▶ **Exercise**: Show every line containing "uses" by copying it.

====== Given data ======

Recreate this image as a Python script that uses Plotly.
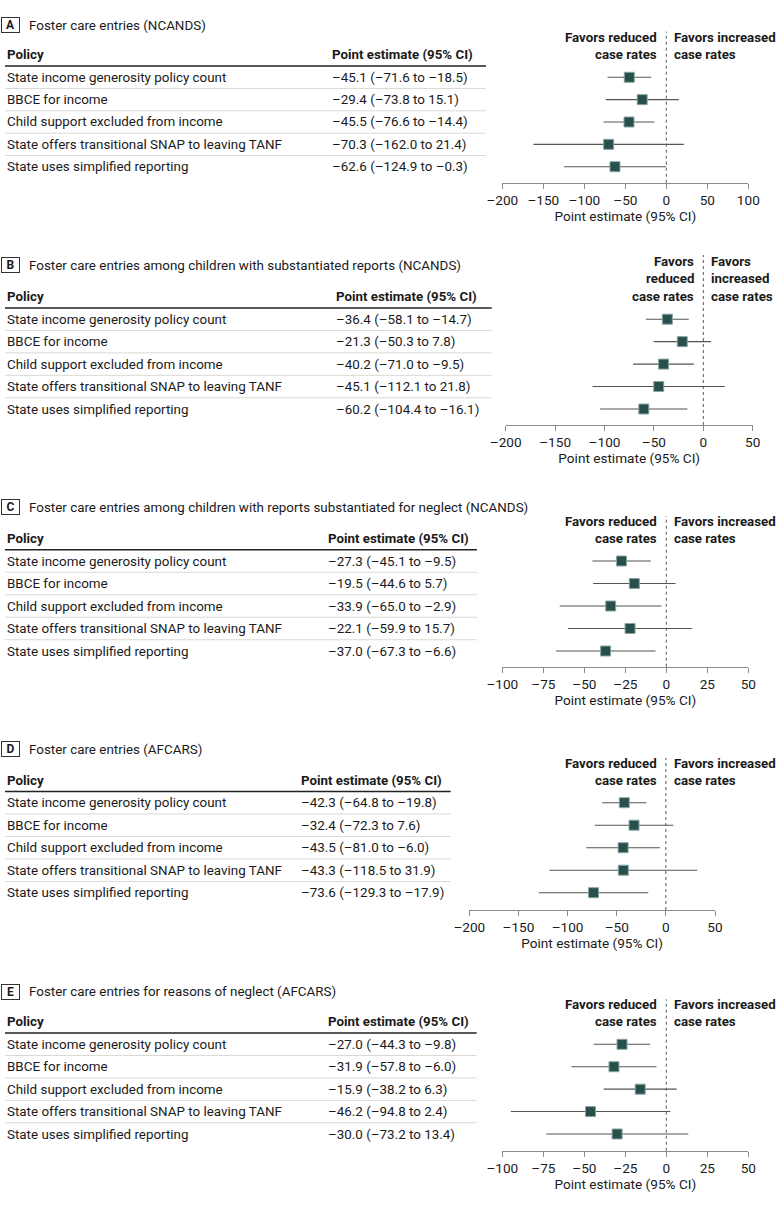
import plotly.graph_objects as go

W, H = 780, 1205

policies = [
    "State income generosity policy count",
    "BBCE for income",
    "Child support excluded from income",
    "State offers transitional SNAP to leaving TANF",
    "State uses simplified reporting",
]

letters = ["A", "B", "C", "D", "E"]
titles = [
    "Foster care entries (NCANDS)",
    "Foster care entries among children with substantiated reports (NCANDS)",
    "Foster care entries among children with reports substantiated for neglect (NCANDS)",
    "Foster care entries (AFCARS)",
    "Foster care entries for reasons of neglect (AFCARS)",
]

est_A = [-45.1, -29.4, -45.5, -70.3, -62.6]
lo_A = [-71.6, -73.8, -76.6, -162.0, -124.9]
hi_A = [-18.5, 15.1, -14.4, 21.4, -0.3]

est_B = [-36.4, -21.3, -40.2, -45.1, -60.2]
lo_B = [-58.1, -50.3, -71.0, -112.1, -104.4]
hi_B = [-14.7, 7.8, -9.5, 21.8, -16.1]

est_C = [-27.3, -19.5, -33.9, -22.1, -37.0]
lo_C = [-45.1, -44.6, -65.0, -59.9, -67.3]
hi_C = [-9.5, 5.7, -2.9, 15.7, -6.6]

est_D = [-42.3, -32.4, -43.5, -43.3, -73.6]
lo_D = [-64.8, -72.3, -81.0, -118.5, -129.3]
hi_D = [-19.8, 7.6, -6.0, 31.9, -17.9]

est_E = [-27.0, -31.9, -15.9, -46.2, -30.0]
lo_E = [-44.3, -57.8, -38.2, -94.8, -73.2]
hi_E = [-9.8, -6.0, 6.3, 2.4, 13.4]

x_ranges = [[-200, 100], [-200, 50], [-100, 50], [-200, 50], [-100, 50]]
x_dticks = [50, 50, 25, 50, 25]

left_labels = [["Favors reduced", "case rates"], ["Favors", "reduced", "case rates"],
               ["Favors reduced", "case rates"], ["Favors reduced", "case rates"],
               ["Favors reduced", "case rates"]]
right_labels = [["Favors increased", "case rates"], ["Favors", "increased", "case rates"],
                ["Favors increased", "case rates"], ["Favors increased", "case rates"],
                ["Favors increased", "case rates"]]

col_head_policy = "Policy"
col_head_est = "Point estimate (95% CI)"
axis_title = "Point estimate (95% CI)"

panels = [
    (est_A, lo_A, hi_A), (est_B, lo_B, hi_B), (est_C, lo_C, hi_C),
    (est_D, lo_D, hi_D), (est_E, lo_E, hi_E),
]

# ---- layout geometry (pixels) ----
geom = [
    dict(r0=77.3, rN=166.7, ay=182.7, top=31.7, ty=25.0, pe=331, te=486, xpx=(502.3, 748.3), fy=37.3),
    dict(r0=319.2, rN=409.0, ay=425.0, top=255.0, ty=265.0, pe=335, te=491.7, xpx=(505.7, 752.7), fy=261.7),
    dict(r0=561.0, rN=651.0, ay=666.7, top=516.0, ty=507.3, pe=326.7, te=477, xpx=(502.3, 748.3), fy=521.7),
    dict(r0=802.7, rN=892.7, ay=910.0, top=758.0, ty=749.3, pe=300, te=450.7, xpx=(469.3, 715.0), fy=763.3),
    dict(r0=1044.3, rN=1134.0, ay=1150.7, top=999.3, ty=991.7, pe=326.7, te=476.7, xpx=(502.3, 748.3), fy=1004.3),
]

FONT = "Roboto, Liberation Sans, Arial, sans-serif"
FS = 13.4
FSB = 13.3
TXT = "#1a1a1a"
MARK = "#27504d"
MARK_EDGE = "#8aa5a2"
CI = "#555555"
AXC = "#8c8c8c"
SEP = "#d9dad2"
DASH = "\u2013"


def fmt(v):
    return f"{v:.1f}".replace("-", DASH)


def px2x(p):
    return p / W


def px2y(p):
    return 1 - p / H


fig = go.Figure()
annotations = []
shapes = []
layout_axes = {}

for k, ((est, lo, hi), g) in enumerate(zip(panels, geom), start=1):
    xa = "x" if k == 1 else f"x{k}"
    ya = "y" if k == 1 else f"y{k}"
    n = len(policies)
    s = (g["rN"] - g["r0"]) / (n - 1)
    bottom_idx = (g["ay"] - g["r0"]) / s
    top_idx = (g["top"] - g["r0"]) / s

    fig.add_trace(go.Scatter(
        x=est, y=policies, xaxis=xa, yaxis=ya, mode="markers",
        marker=dict(symbol="square", size=10, color=MARK,
                    line=dict(color=MARK_EDGE, width=1)),
        error_x=dict(type="data", symmetric=False,
                     array=[h - e for h, e in zip(hi, est)],
                     arrayminus=[e - l for e, l in zip(est, lo)],
                     color=CI, thickness=1.1, width=0),
        showlegend=False, hoverinfo="skip",
    ))

    xr = x_ranges[k - 1]
    dt = x_dticks[k - 1]
    tv = list(range(xr[0], xr[1] + 1, dt))
    layout_axes["xaxis" if k == 1 else f"xaxis{k}"] = dict(
        domain=[px2x(g["xpx"][0]), px2x(g["xpx"][1])], range=xr, anchor=ya,
        tickvals=tv, ticktext=[str(t).replace("-", DASH) for t in tv], tickangle=0,
        showline=True, linecolor=AXC, linewidth=1.2, ticks="outside",
        ticklen=5, tickcolor=AXC, tickwidth=1.2, showgrid=False, zeroline=False,
        automargin=False,
        tickfont=dict(size=13.6, color=TXT, family=FONT),
        title=dict(text=axis_title, font=dict(size=13.6, color=TXT, family=FONT), standoff=4),
        fixedrange=True,
    )
    layout_axes["yaxis" if k == 1 else f"yaxis{k}"] = dict(
        domain=[px2y(g["ay"]), px2y(g["top"])], anchor=xa,
        type="category", categoryarray=policies, categoryorder="array",
        range=[bottom_idx, top_idx], showticklabels=False, showgrid=False,
        zeroline=False, showline=False, ticks="", fixedrange=True, automargin=False,
    )

    # zero reference line
    shapes.append(dict(type="line", xref=xa, yref=f"{ya} domain", x0=0, x1=0, y0=0, y1=1,
                       line=dict(color="#555555", width=1, dash="dot")))
    # table header rule & separators
    shapes.append(dict(type="line", xref="paper", yref=ya, x0=px2x(5), x1=px2x(g["te"]),
                       y0=-0.5, y1=-0.5, line=dict(color="#222222", width=1.5)))
    for i in range(n - 1):
        shapes.append(dict(type="line", xref="paper", yref=ya, x0=px2x(5), x1=px2x(g["te"]),
                           y0=i + 0.5, y1=i + 0.5, line=dict(color=SEP, width=1)))

    # panel letter and title
    annotations.append(dict(xref="paper", yref="paper", x=px2x(10.5), y=px2y(g["ty"]),
                            text=f"<b>{letters[k-1]}</b>", showarrow=False,
                            xanchor="center", yanchor="middle",
                            font=dict(size=12, color=TXT, family=FONT),
                            bordercolor="#333333", borderwidth=1, borderpad=1,
                            width=15, height=12))
    annotations.append(dict(xref="paper", yref="paper", x=px2x(26.5), y=px2y(g["ty"]),
                            text=titles[k-1], showarrow=False, xanchor="left", yanchor="middle",
                            font=dict(size=FS, color=TXT, family=FONT)))
    # headers
    annotations.append(dict(xref="paper", yref=ya, x=px2x(5), y=-1, text=f"<b>{col_head_policy}</b>",
                            showarrow=False, xanchor="left", yanchor="middle",
                            font=dict(size=FSB, color=TXT, family=FONT)))
    annotations.append(dict(xref="paper", yref=ya, x=px2x(g["pe"] - 1), y=-1, text=f"<b>{col_head_est}</b>",
                            showarrow=False, xanchor="left", yanchor="middle",
                            font=dict(size=FSB, color=TXT, family=FONT)))
    # rows
    for i, pol in enumerate(policies):
        annotations.append(dict(xref="paper", yref=ya, x=px2x(5), y=i, text=pol,
                                showarrow=False, xanchor="left", yanchor="middle",
                                font=dict(size=FS, color=TXT, family=FONT)))
        annotations.append(dict(xref="paper", yref=ya, x=px2x(g["pe"] - 1), y=i,
                                text=f"{fmt(est[i])} ({fmt(lo[i])} to {fmt(hi[i])})",
                                showarrow=False, xanchor="left", yanchor="middle",
                                font=dict(size=FS, color=TXT, family=FONT)))
    # favors labels (one annotation per line)
    for j, line in enumerate(left_labels[k - 1]):
        annotations.append(dict(xref=xa, yref="paper", x=0, y=px2y(g["fy"] + 17.2 * j), xshift=-7,
                                text=f"<b>{line}</b>", showarrow=False,
                                xanchor="right", yanchor="middle",
                                font=dict(size=FSB, color=TXT, family=FONT)))
    for j, line in enumerate(right_labels[k - 1]):
        annotations.append(dict(xref=xa, yref="paper", x=0, y=px2y(g["fy"] + 17.2 * j), xshift=6,
                                text=f"<b>{line}</b>", showarrow=False,
                                xanchor="left", yanchor="middle",
                                font=dict(size=FSB, color=TXT, family=FONT)))

fig.update_layout(
    width=W, height=H, margin=dict(l=0, r=0, t=0, b=0, autoexpand=False),
    paper_bgcolor="white", plot_bgcolor="white", showlegend=False,
    font=dict(family=FONT, color=TXT, size=FS),
    annotations=annotations, shapes=shapes, **layout_axes,
)

fig.write_html(
    "out.html",
    config={"displayModeBar": False},
    post_script="document.body.style.margin='0';document.body.style.overflow='hidden';",
)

======

▶ **Result for this task**:
Recreate this image as a Python script that uses Plotly.
    "State uses simplified reporting",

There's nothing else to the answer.